It doesn’t hit you until they are gone. Sure, we have been talking about it for a while, preparing in every way possible but it doesn’t hit you until the quiet takes over. The abruptness of it all is what is so hard. Until that time, you are going 100 mph, there is activity in the house, you are checking off all the boxes to get ready for college, shopping, packing and then going to school and setting up a new life. You say your goodbyes and that is when life abruptly changes, in a moment, when you return home and the house is seems so quiet and empty.
We have been alone before when our children went to camp for a month and eventually for the summer. The first few days were strange but then you get used to it. This time it is different because of what it represents. It is no longer a brief period of time when the house is quiet.
For 21 years, our life has revolved around the day to day activities of our children. That time has come to a close. Now they will return but as “visitors” rather than residents. At least that is what we are planning….
Their departure represents a new set of chapters and also reminds us of all the years that have actually passed while we were busy going to school events, sports practices, baseball, basketball, football games and countless other activities. We come up for air now and realize our youth is behind us. Children seem to make you feel younger, regardless of the number of candles on the cake. My husband and I look at each other as we walk through our sons’ college campus. We both are envious, wishing we could do it all over again, especially knowing what we do now. Our time has passed and we will live vicariously through our children.
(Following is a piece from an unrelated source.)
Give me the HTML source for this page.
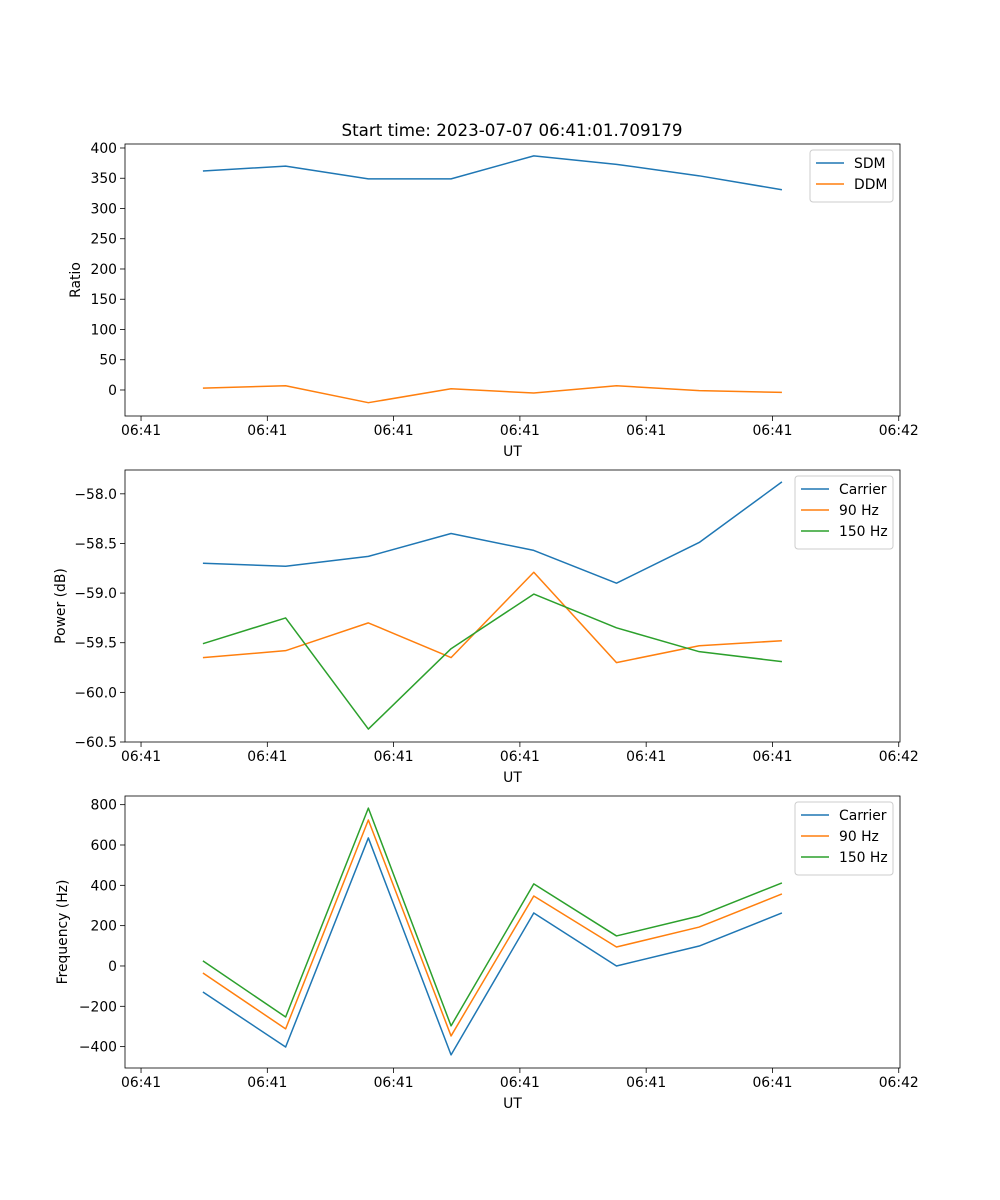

Those who have been through the process of raising children will tell you, “It goes so fast.” I have to admit, there were many moments I wondered what they were talking about. Life with children has its ups and downs and there were certain moments where I would think of the trials and tribulations of the day, children in tow, thinking this is not going so fast.
Life is busy thinking about what’s for dinner, where we need to be, what is next on the agenda. It is not until it comes to a sudden halt that I start reflecting, looking at all the family photos and realizing it went so fast. How did that happen? It is all a blur. Now what?
I reflect on what I observe around me. People raising children, micromanaging their every move. What they eat, what they say, what they wear, what they watch. Everything they do. We can be very controlling, so protective and we manage everything. And then one day all of that changes. They start eating junk food, swearing, engaging in friendships we may not approve of, drinking, smoking, having sex and we have to readjust. Those doctor’s appointments we religiously scheduled and held our children’s hand now turn into “I am sorry, he is 18 and we can’t discuss anything with you.”
We take control over the little things but realize that it is no longer about control. We have done everything we could to provide our children with the tools to leave the nest and it is now up to them to control their future. I think our adjustment is harder than that of my parents because they didn’t micromanage. They were often removed and let us grow up faster.
I need to let go. The worry will not go away but will change, as I will not know their every move. They will make their own choices. They will take risks that make me shudder. Each night I will say a prayer that they will stay safe.
Though our children may not make all the same choices we may make, the hope is that we have given them a tool box for making their own decisions. We are proud of who they have become and it is time to let them fly.
Still, I give my advice as my youngest heads out the door. That is the constant that will never change. Our support and and advice.
I won’t miss:
I will miss:
It is kind of like turning 50. You think about it for months and months, dreading the day. And then when the day passes you realize it isn’t so bad after all. A new energy takes over.
As the days, go by I will ease into my new chapter a life without the chaos, the activity, my children.
And just when I start to really get used to it, they will be back. And I will have to adjust all over again.